Directions: In the listing below, how many lines contain the word "Rebuild"? Please respond with the number only.

══ Records for the task

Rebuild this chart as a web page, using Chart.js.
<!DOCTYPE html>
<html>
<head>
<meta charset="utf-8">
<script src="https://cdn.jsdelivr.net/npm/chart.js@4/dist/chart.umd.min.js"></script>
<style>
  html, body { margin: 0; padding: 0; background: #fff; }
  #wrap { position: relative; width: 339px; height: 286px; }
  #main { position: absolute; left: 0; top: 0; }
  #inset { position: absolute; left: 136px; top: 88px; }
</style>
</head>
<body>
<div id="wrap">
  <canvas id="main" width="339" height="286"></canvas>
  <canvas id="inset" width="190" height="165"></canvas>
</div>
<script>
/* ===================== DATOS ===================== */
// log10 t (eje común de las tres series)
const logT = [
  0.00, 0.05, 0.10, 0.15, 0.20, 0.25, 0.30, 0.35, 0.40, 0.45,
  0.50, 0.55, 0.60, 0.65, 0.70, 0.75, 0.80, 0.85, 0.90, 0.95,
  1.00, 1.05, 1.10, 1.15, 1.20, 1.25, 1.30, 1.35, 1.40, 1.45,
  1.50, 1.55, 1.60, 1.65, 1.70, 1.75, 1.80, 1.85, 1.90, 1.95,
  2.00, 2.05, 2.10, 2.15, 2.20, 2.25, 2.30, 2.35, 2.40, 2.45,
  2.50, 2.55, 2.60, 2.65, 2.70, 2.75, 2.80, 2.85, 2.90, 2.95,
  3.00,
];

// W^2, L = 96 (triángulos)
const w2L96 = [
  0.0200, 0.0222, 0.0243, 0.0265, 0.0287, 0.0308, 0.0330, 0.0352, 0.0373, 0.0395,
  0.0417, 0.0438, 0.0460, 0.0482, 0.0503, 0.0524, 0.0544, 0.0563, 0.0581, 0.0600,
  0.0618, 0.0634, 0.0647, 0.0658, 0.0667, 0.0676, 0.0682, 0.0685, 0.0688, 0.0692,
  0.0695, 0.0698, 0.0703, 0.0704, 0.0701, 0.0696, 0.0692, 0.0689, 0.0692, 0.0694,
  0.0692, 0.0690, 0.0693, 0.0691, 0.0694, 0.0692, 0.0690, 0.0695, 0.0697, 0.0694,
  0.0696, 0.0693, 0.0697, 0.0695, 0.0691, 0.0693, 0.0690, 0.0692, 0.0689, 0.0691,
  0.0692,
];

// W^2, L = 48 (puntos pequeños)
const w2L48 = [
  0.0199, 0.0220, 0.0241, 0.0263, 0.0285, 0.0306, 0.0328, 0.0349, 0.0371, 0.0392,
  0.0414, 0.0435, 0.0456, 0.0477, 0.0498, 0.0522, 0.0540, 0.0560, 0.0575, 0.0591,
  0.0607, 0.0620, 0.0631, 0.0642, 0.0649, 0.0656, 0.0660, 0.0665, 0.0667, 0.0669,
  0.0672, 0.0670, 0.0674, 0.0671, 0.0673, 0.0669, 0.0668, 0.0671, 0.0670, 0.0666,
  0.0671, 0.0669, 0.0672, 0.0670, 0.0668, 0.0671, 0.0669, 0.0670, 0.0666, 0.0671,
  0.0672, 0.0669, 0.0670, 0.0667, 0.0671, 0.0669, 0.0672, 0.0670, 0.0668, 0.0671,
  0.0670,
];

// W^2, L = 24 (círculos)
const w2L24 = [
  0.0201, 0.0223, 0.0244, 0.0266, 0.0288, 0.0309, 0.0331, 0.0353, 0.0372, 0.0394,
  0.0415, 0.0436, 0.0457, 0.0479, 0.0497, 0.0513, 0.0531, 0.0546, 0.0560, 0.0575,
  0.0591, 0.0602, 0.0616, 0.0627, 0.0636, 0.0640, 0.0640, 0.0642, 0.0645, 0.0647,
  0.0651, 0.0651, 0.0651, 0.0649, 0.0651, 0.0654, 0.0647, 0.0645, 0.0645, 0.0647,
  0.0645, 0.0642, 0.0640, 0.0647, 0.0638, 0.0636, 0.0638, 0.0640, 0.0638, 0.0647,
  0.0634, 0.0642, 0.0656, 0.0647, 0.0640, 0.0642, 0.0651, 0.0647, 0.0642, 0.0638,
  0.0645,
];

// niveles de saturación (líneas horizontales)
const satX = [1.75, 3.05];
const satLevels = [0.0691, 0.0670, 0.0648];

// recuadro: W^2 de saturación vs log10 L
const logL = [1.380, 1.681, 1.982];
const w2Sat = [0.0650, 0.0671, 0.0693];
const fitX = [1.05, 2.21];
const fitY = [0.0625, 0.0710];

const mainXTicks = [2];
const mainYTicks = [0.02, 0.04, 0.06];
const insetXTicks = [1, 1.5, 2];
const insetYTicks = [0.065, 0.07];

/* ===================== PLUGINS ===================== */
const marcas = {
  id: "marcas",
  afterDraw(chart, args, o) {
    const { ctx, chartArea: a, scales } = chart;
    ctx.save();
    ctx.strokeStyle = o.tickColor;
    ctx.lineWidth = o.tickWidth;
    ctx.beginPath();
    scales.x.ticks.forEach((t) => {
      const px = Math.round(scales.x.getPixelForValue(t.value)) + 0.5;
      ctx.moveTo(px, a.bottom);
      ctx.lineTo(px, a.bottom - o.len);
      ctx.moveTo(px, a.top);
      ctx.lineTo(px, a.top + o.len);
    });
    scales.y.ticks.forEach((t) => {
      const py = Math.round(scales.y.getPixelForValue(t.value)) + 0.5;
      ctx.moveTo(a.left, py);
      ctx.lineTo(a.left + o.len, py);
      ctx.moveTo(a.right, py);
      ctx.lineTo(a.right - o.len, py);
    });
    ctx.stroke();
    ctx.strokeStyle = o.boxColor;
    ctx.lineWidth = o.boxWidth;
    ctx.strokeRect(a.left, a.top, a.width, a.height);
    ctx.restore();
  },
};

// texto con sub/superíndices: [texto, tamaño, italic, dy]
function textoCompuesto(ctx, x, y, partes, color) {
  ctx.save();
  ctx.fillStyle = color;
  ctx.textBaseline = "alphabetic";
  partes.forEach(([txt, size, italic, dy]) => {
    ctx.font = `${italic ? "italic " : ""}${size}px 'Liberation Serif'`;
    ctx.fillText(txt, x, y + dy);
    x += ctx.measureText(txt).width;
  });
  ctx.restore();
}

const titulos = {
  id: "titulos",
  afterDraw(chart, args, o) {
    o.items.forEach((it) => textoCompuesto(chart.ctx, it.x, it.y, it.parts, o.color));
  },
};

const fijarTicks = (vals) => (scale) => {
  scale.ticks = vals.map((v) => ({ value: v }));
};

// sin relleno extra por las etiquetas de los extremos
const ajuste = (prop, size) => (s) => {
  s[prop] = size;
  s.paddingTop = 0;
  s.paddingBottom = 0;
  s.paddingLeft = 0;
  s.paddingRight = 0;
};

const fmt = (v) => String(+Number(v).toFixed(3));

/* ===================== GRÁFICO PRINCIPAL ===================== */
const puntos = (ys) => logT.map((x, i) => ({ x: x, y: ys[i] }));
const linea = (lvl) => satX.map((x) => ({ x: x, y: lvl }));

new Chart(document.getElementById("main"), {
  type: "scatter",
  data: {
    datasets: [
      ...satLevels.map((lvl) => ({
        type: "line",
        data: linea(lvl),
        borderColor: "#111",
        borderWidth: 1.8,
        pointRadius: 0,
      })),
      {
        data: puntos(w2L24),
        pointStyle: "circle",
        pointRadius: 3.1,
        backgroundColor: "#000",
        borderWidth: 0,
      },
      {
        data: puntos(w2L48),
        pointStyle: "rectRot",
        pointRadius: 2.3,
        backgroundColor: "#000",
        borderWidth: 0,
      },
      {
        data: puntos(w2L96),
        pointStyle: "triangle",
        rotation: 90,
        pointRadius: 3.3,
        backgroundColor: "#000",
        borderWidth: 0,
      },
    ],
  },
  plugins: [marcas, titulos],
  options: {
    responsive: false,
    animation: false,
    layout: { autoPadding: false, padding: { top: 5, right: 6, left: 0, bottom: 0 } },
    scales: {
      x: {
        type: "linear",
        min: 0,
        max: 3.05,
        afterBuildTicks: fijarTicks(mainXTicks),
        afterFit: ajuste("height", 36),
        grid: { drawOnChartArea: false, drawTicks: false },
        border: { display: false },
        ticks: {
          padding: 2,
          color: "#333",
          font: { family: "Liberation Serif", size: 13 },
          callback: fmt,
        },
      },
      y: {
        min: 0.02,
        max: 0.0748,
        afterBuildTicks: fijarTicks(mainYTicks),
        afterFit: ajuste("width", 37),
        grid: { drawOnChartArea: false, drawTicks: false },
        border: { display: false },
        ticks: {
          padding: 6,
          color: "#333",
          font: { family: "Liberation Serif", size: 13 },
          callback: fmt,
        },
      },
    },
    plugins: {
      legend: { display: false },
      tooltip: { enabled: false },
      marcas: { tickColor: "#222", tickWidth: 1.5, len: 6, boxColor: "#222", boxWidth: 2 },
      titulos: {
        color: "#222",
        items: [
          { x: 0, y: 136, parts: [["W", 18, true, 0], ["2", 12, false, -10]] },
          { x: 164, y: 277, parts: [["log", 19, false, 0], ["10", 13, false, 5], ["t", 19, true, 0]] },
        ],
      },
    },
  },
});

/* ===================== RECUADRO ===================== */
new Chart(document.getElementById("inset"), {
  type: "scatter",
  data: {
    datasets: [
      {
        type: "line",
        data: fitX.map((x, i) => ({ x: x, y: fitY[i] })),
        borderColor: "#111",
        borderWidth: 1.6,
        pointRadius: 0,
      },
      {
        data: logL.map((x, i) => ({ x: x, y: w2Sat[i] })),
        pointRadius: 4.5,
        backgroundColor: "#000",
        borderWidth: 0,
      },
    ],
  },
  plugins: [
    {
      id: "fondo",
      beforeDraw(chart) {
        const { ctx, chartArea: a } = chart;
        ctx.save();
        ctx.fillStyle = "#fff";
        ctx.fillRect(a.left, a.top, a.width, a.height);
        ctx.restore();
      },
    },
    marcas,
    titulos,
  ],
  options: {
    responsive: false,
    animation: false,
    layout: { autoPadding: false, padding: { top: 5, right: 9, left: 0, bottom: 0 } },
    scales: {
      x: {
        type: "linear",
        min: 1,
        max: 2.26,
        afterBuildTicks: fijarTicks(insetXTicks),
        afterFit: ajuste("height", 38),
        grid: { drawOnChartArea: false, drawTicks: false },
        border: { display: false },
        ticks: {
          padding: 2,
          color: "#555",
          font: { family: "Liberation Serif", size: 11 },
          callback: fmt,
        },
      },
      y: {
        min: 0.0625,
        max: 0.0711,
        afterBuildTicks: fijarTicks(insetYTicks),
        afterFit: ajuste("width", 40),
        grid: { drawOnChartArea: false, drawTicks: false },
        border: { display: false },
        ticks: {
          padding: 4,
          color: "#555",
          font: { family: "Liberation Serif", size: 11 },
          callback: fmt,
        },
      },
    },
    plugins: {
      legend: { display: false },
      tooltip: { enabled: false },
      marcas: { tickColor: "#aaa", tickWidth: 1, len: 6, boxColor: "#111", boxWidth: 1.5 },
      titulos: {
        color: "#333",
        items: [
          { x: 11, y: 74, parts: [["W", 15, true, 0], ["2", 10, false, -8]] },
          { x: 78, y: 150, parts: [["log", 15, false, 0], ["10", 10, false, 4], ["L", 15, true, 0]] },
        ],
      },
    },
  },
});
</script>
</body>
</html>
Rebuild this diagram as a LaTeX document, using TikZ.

════

Response: 2